Ice hockey players are desperate to get the puck on their stick, and once it’s there, they need to be able to control it. That’s what stickhandling is all about.
When the puck is on your tape, you need to let your reflexes take over whether you’re in the defensive end trying to clear the puck out, rushing through the neutral zone on a fast break, on in tight against the goalie. You won’t have time to think out there.
You just have to hope that your training has prepared you for the moment. Let’s look at how the sharpest stickhandlers work off-ice to keep their game ready.
Durable Training Tools
It takes many hours of practice to get that puck to stick to your blade like glue.
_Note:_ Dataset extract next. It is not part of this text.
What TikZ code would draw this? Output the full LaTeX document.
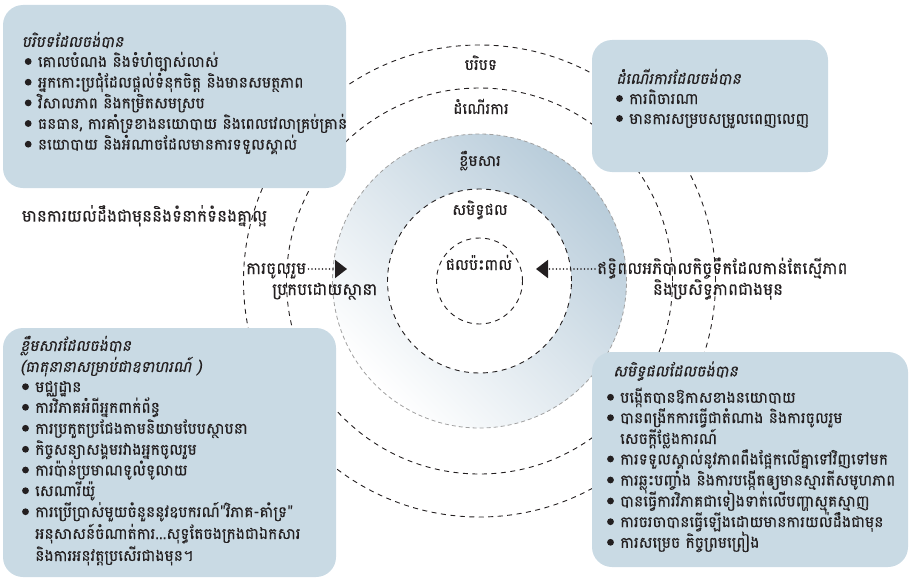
\documentclass[tikz,border=0pt]{standalone}
\usepackage{fontspec}
\usetikzlibrary{arrows.meta}
\newfontfamily\kh[Script=Khmer,FakeBold=0.25]{Battambang}
\newfontfamily\khit[Script=Khmer,FakeSlant=0.2,FakeBold=0.25]{Battambang}
\definecolor{boxfill}{RGB}{201,218,228}
\definecolor{ringblue}{RGB}{184,204,218}
\definecolor{ink}{RGB}{35,31,32}
\definecolor{ringgray}{RGB}{160,160,160}
\newcommand\KhItem[4]{\fill[ink] (#2-9.5,#3-5.5) circle[radius=3.4pt]; \node[txt] (#1) at (#2,#3) {#4};}
\begin{document}
\begin{tikzpicture}[x=1pt,y=-1pt,
  box/.style={fill=boxfill, rounded corners=20pt, inner sep=0pt, outer sep=0pt, anchor=north west},
  txt/.style={font=\kh\fontsize{15.5}{18}\selectfont, text=ink, inner sep=0pt, anchor=base west},
  side/.style={txt, font=\kh\fontsize{16.8}{19}\selectfont},
  hd/.style={txt, font=\khit\fontsize{15.5}{18}\selectfont},
  lbl/.style={txt, anchor=base},
  ring/.style={circle, draw=ink, line width=0.9pt, dash pattern=on 5pt off 4.5pt, inner sep=0pt, outer sep=0pt},
  grayring/.style={circle, draw=ringgray, line width=0.8pt, dash pattern=on 4pt off 3pt, inner sep=0pt, outer sep=0pt},
  dotarrow/.style={draw=ink, line width=1.8pt, dash pattern=on 0pt off 3.5pt, line cap=round, -{Triangle[length=12pt,width=18pt]}}
]
\useasboundingbox (0,0) rectangle (909,578);
\coordinate (C) at (479.5,281);
% shaded ring
\shade[even odd rule, top color=ringblue, bottom color=white, shading angle=-45]
  (C) circle[radius=147pt] (C) circle[radius=92pt];
% circles
\node[ring, minimum size=472pt] (cContext) at (C) {};
\node[ring, minimum size=386pt] (cProcess) at (C) {};
\node[grayring, minimum size=294pt] (cContent) at (C) {};
\node[ring, minimum size=184pt] (cOutcome) at (C) {};
\node[ring, minimum size=86pt] (cImpact) at (C) {};
% circle labels
\node[lbl] (lContext) at (481,70) {បរិបទ};
\node[lbl] (lProcess) at (481,114) {ដំណើរការ};
\node[lbl] (lContent) at (480,166) {ខ្លឹមសារ};
\node[lbl] (lOutcome) at (480,215) {សមិទ្ធផល};
\node[lbl] (lImpact) at (479,270) {ផលប៉ះពាល់};
% boxes
\node[box, minimum width=343pt, minimum height=183pt] (B1) at (3,5) {};
\node[box, minimum width=236pt, minimum height=132pt] (B2) at (592,40) {};
\node[box, minimum width=333pt, minimum height=249pt] (B3) at (3,328) {};
\node[box, minimum width=316pt, minimum height=215pt] (B4) at (592,352) {};
% box 1
\node[hd] (h1) at (21.7,47) {បរិបទដែលចង់បាន};
\KhItem{b1a}{37.7}{67}{គោលបំណង និងទំហំច្បាស់លាស់}
\KhItem{b1b}{37.7}{87.7}{អ្នកកោះប្រជុំដែលផ្តល់ទំនុកចិត្ត និងមានសមត្ថភាព}
\KhItem{b1c}{37.7}{108.4}{វិសាលភាព និងកម្រិតសមស្រប}
\KhItem{b1d}{37.7}{129}{ធនធាន, ការគាំទ្រខាងនយោបាយ និងពេលវេលាគ្រប់គ្រាន់}
\KhItem{b1e}{37.7}{149.7}{នយោបាយ និងអំណាចដែលមានការទទួលស្គាល់}
% box 2
\node[hd] (h2) at (616,84) {ដំណើរការដែលចង់បាន};
\KhItem{b2a}{629}{104}{ការពិចារណា}
\KhItem{b2b}{629}{124}{មានការសម្របសម្រួលពេញលេញ}
% box 3
\node[hd] (h3) at (20,351) {ខ្លឹមសារដែលចង់បាន};
\node[hd] (h3b) at (20,372) {(ធាតុនានាសម្រាប់ជាឧទាហរណ៍ )};
\KhItem{b3a}{35}{392.2}{មជ្ឈដ្ឋាន}
\KhItem{b3b}{35}{412.8}{ការវិភាគអំពីអ្នកពាក់ព័ន្ធ}
\KhItem{b3c}{35}{433.8}{ការប្រកួតប្រជែងតាមនិយាមបែបស្ថាបនា}
\KhItem{b3d}{35}{454.8}{កិច្ចសន្យាសង្គមរវាងអ្នកចូលរួម}
\KhItem{b3e}{35}{475.5}{ការប៉ាន់ប្រមាណទូលំទូលាយ}
\KhItem{b3f}{35}{496.2}{សេណារីយ៉ូ}
\KhItem{b3g}{35}{517.2}{ការប្រើប្រាស់មួយចំនួននូវឧបករណ៍"វិភាគ-គាំទ្រ"}
\node[txt] (b3h) at (35,539) {អនុសាសន៍ចំណាត់ការ...សុទ្ធតែចងក្រងជាឯកសារ};
\node[txt] (b3i) at (35,561) {និងការអនុវត្តប្រសើរជាងមុន។};
% box 4
\node[hd] (h4) at (613,376.5) {សមិទ្ធផលដែលចង់បាន};
\KhItem{b4a}{620}{402.8}{បង្កើតបានឱកាសខាងនយោបាយ}
\KhItem{b4b}{620}{423.2}{បានពង្រីកការធ្វើជាតំណាង និងការចូលរួម}
\node[txt] (b4c) at (620,444) {សេចក្តីថ្លែងការណ៍};
\KhItem{b4d}{620}{464.5}{ការទទួលស្គាល់នូវភាពពឹងផ្អែកលើគ្នាទៅវិញទៅមក}
\KhItem{b4e}{620}{485.5}{ការឆ្លុះបញ្ចាំង និងការបង្កើតឲ្យមានស្មារតីសមូហភាព}
\KhItem{b4f}{620}{506.5}{បានធ្វើការវិភាគជាទៀងទាត់លើបញ្ហាស្មុគស្មាញ}
\KhItem{b4g}{620}{527.2}{ការចរចាបានធ្វើឡើងដោយមានការយល់ដឹងជាមុន}
\KhItem{b4h}{620}{547.8}{ការសម្រេច កិច្ចព្រមព្រៀង}
% side texts
\node[side] (pre) at (21.7,221.7) {មានការយល់ដឹងជាមុននិងទំនាក់ទំនងគ្នាល្អ};
\node[side] (la1) at (246,274) {ការចូលរួម};
\node[side] (la2) at (272,295) {ប្រកបដោយស្ថានា};
\node[side] (rb1) at (597,274) {ឥទ្ធិពលអភិបាលកិច្ចទឹកដែលកាន់តែស្មើភាព};
\node[side, anchor=base] (rb2) at (718,295) {និងប្រសិទ្ធភាពជាងមុន};
% arrows
\coordinate (tipA) at (347,269);
\coordinate (tipB) at (536,269);
\draw[dotarrow, shorten <=2pt] (la1.base east |- tipA) -- (tipA);
\draw[dotarrow, shorten <=2pt] (rb1.base west |- tipB) -- (tipB);
\end{tikzpicture}
\end{document}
Modern training gear from leaders like HockeyShot Canada offer dangling tools made of durable steel that will withstand the punishment that comes from being near pucks and sticks over the years.
If you stickhandle without any obstacles to deke around or between, you won’t be ready for the type of harassment defensive players put on whoever has the puck. The point isn’t just to be able to weave the puck in and out or to be able to do it quickly; you need to have your head up the whole time.
What good is keeping the puck on your stick if you can’t spot the late trailer coming into the zone? Some puck handling training tools are designed to mimic the shape of hockey sticks, while others pose obstacles that can be arranged in endless combinations to create whatever drill you need.
Some training tools can be modified to work with pucks or balls to suit whichever kind of hockey you’re playing. Whichever obstacles you pick, make sure they’re durable enough to take punishment.
Deke, Then Dish or Shoot
What do you do after you control the puck? The options are simple: either you pass or shoot. When you train, you need to mimic the stickhandling scenarios you’ll face in a game.
That’s why it’s crucial to deke with your head up, then make an accurate pass or a shot. Training equipment like “passers” will bounce the puck back to you, so you can deke, dish the puck off, get it back and take a shot on net.
If you combine this with shooting tarps —either targets or cut-outs in the top corners and five-hole — you’ll be mimicking game-conditions in your practice to the maximum. Keep stickhandling like this for hours, and before long, you’ll have the puck on a string.
Defensive players can’t lose the puck when they’re skating out of the zone or doubling back behind the net. Forwards can’t cough it up during a scoring chance. There’s almost nothing a coach wants to see less than a turnover anywhere on the ice, so keep practicing your stickhandling with modern off-ice gear to develop expert control of the puck.